Exclusive network and distribution agreements: impact of the competition rules, by Angelique Bret, senior associate, Denton Wilde Sapte
On 11 January 2010, the French Competition Council accepted undertakings from Orange and Apple to put an end to the exclusive rights over the iPhone which Orange benefited from, both as a network operator for which the iPhone was configured ('simlocked'), but also as a wholesale distributor of the terminal.
In fact, these arrangements had already been brought to an end as a result of the Council's interim order on 17 December 2008 that the exclusivity provisions be dropped immediately (before everyone went Christmas shopping) so that other operators could sell the iPhone and run it on their networks. The case resulted from a complaint by SFR, the second-largest mobile operator in France after Orange, that the five-year exclusive deal infringed the competition law rules.

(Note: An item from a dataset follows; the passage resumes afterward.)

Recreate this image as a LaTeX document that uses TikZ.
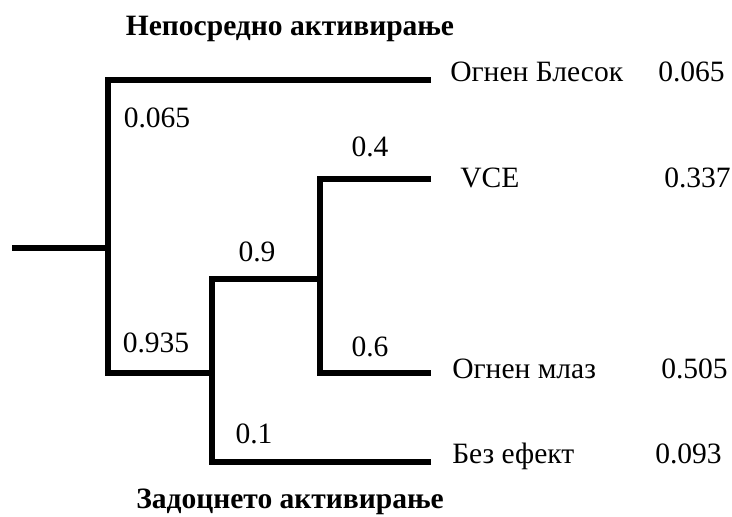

The Council was concerned about the effect of the exclusive deal on the French mobile market: there are only three 3G network licensees, Orange being the largest, with a market share of around 43% at the time of the Council's decision. Although the smart phone market represents only a small proportion of the overall mobile market (around 10% to 13% of worldwide sales according to the Council), the Council was concerned about the particular attractiveness of the iPhone and the leverage it enjoys as a result of the iPod and iTunes and, in particular, the fact that iPhone's Digital Right Management (DRM) provisions meant that consumers would not be able to switch network and take the music they had purchased with them. (Note that Apple now sells non-DRM music as well as DRM music on its digital platform). Clearly, the more consumers invest in new applications that run only on a particular platform, the less likely they will switch network if it means they can't take the applications with them. The freedom to switch is already frustrated by long term (12-24 month) consumer contracts, which are standard in the industry.
The UK market is more competitive than the French market, with at least five operators each having a market share over 5% (Orange being the market leader with a market share of 37%). Apple's two-year exclusive deal with O2 (with a market share of 28%) did not attract any attention from the UK competition authorities.
Under the settlement, which applies only to the French territory, Orange can agree an exclusive network or distribution agreement with Apple for future models of the iPhone for periods up to three months. This is significant if you consider that (according to the Council's decision) 35,000 iPhones were sold in France within the first four days of release on to the market and outlets were out of stock within two days. Apple has undertaken not to enter into any exclusive network or distribution agreements with any mobile operator for future models of the iPhone for periods of more than three months. Arguably, this goes further than necessary to address the competition law concerns: an exclusive agreement with a smaller operator could in fact be pro-competitive.
According to a report on www.appleinsider.com: "As exclusive contracts for the .iPhone begin to expire throughout Europe, sales of Apple's handset have increased dramatically thanks to expansion to multiple carriers." However, even Apple could not have anticipated at the time that they entered into these exclusive deals, just how successful the iPhone would be. The uptake of the new Apple tablet (the iSlate), for example, remains to be seen.
Exclusive arrangements do not generally raise competition concerns unless one of the parties has a degree of market power (with a market share over 30%). As such, they are likely to remain an important tool to enable the launch of new products, particularly by less well known brands. HTC Dream, for example, had an exclusive deal with T-Mobile in the UK to effect its launch as a viable alternative to the iPhone.